We are all ready for a new era of credentials communication, one that is aligned with our more mobile and digital culture. The PAR will be universally understood and actionable. It will be easily portable and stackable in an individual’s personal, online credential profile. Lifelong learners will start with a PAR, then continue to add digital academic or professional credentials from an ever-growing diversity of resources — from degrees to certificates to badges — to their profile, and present a verifiable, complete picture of education and skills.

In addition to knowledge and specific skills, a college experience imparts the ability to communicate a compelling story, to synthesize information into a bigger picture and to use data and numbers to understand a problem. Those are some of the characteristics that Google is looking for and that LinkedIn wants to help employers identify.  In our knowledge economy, where opportunities are defined by what you know and how well you know it, a PAR will provide the foundation for learners, educators and employers to make more insightful and successful decisions.
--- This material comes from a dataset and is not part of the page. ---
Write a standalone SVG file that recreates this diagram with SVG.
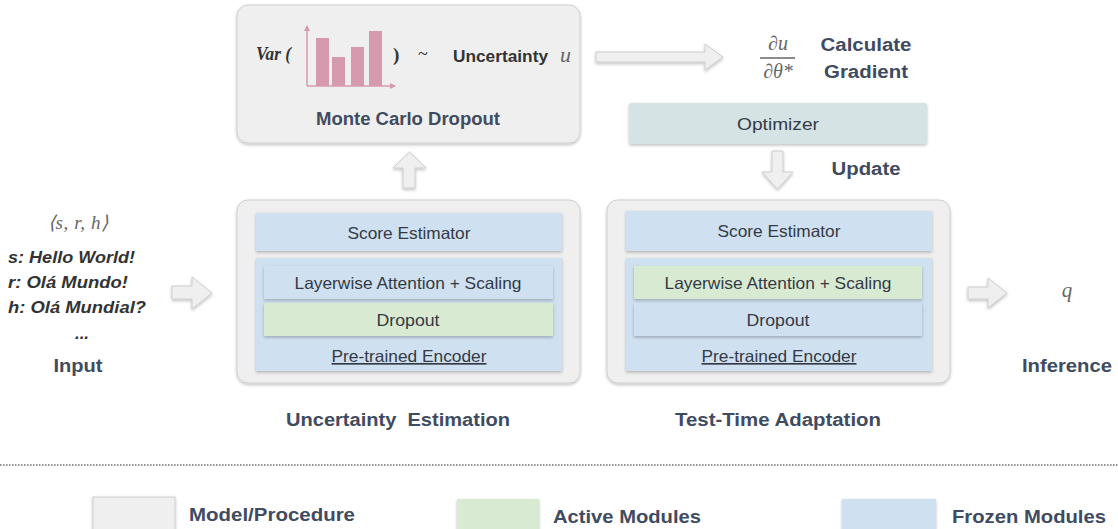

Returning to the skills I encourage my students to demand in my opening lecture, for me the PAR is personal.  I know from both my academic and professional experience how much they matter.  In my last lecture — to the great surprise of my students — I reveal that before becoming an academic I was a technology entrepreneur. The skills I said they should demand are the reason my co-founders and I could create and build Blackboard.. 

We must ensure that the significant value gained during one’s postsecondary journey is captured and validated. A PAR would be a major step to empower learners, and help them turn credentials into opportunities.